With Nov. 5 hastily approaching, young people held the first youth-led candidate forum focused on issues important to them. The forum made one thing clear: No matter who gets elected, they’ll be working hard to make Merced a better place for young people.
More than 100 people attended the forum at Tenaya Middle School where youths presented candidates with three topics to get to know them personally, and specifically, to ask about their ideas for how to make youth life more prosperous. Youths were pleased that every candidate said they’d like to see more activities for youths outside of school hours. Ideas ranged from increasing sports to expanding art programs to providing better transportation to these activities.
Youths also asked candidates about job creation and preparation for youths to enter the workforce. In a survey conducted for the forum, nearly 500 youths responded, with over 71 percent saying that finding a job was their first priority. Every candidate responded that they will focus on reinforcing the economic sector to make it more conducive for providing job opportunities, and that they’d support youths for entry-level jobs to strengthen their skills and experience.
Second, with more than 90 percent of youths in the same survey saying that the city needs to do more to hear from them, the candidates said they would support the youth council recently adopted for the current budget through robust dialogue and regular exchanges of communication. Also all candidates support a community of tolerance and nondiscrimination to encourage youths to speak up.

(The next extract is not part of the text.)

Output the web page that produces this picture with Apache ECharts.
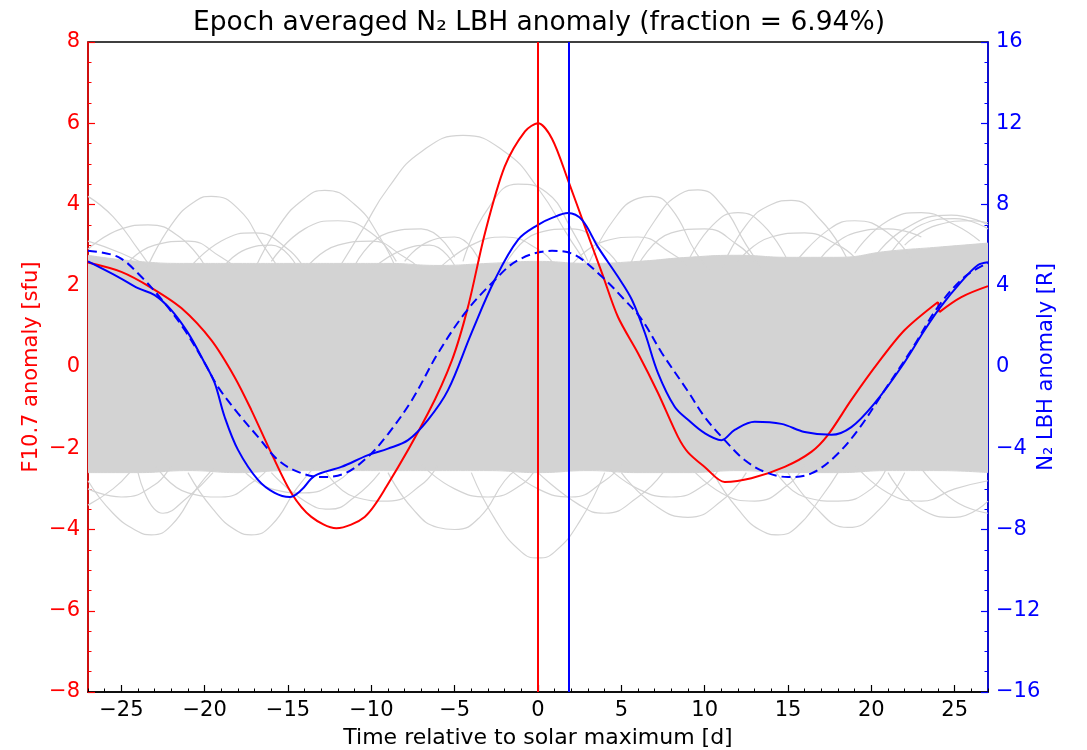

Other concerns touched on growth, such as how to help south Merced as the city expands north. When asked how they connect with youths, every candidate referred to their past involvement with youths and organizations like the Boys and Girls Club. They also mentioned their relationships with their own children, grandchildren and students.
Some of the highlights from the forum: Mayor Stan Thurston’s comment that he never wants to hear “Merdead” again, and that there should be more support for gang prevention. Mayoral candidate Noah Lor emphasized the importance of providing support and counseling for youths and more youth development programs.
Council candidates agreed. Michael Belloumini said the arts, drama, dance and music are important to youth development. Peter Padilla said that youth activities need to come back and, as a former Parks and Recreation Commission member, he was disheartened to see them cut. Josh Pedrozo asserted his commitment to partnering with local school districts to increase youth opportunities. Alex Gallardo indicated that there need to be equal opportunity for activities for youths living in south Merced as there are for those living in more affluent areas. Kevin Blake underscored the value of keeping young people out of the judicial system and acknowledged that south Merced had higher numbers of violent crime and drug activity.
Although Chris Ramirez was unable to attend the forum, he responded by saying that he’d include youths and youth organizations in decision-making processes that are relevant to their interests and he’d strengthen collaboration between existing youth organizations. Monica Villa emphasized the need to take care of each other and ensure that jobs are available for youths, so that they’re prepared for careers. Jana Mowrer said we need to build the connection between the current leadership and the future leadership of Merced.
Overall, the forum showcased the candidates’ commitment to youths. As a result, youths are excited about playing a larger role in civic engagement and creating solutions to these issues. Youths who led the forum have become empowered, such as Lisa Vasquez, who has been appointed to the youth task force. There was an undeniable need and desire on everyone’s part to have open dialogue and establish a new way of working together.
Youths and adults alike will continue working with the elected leaders to move beyond the rhetoric so that we can all have a shared standard of life.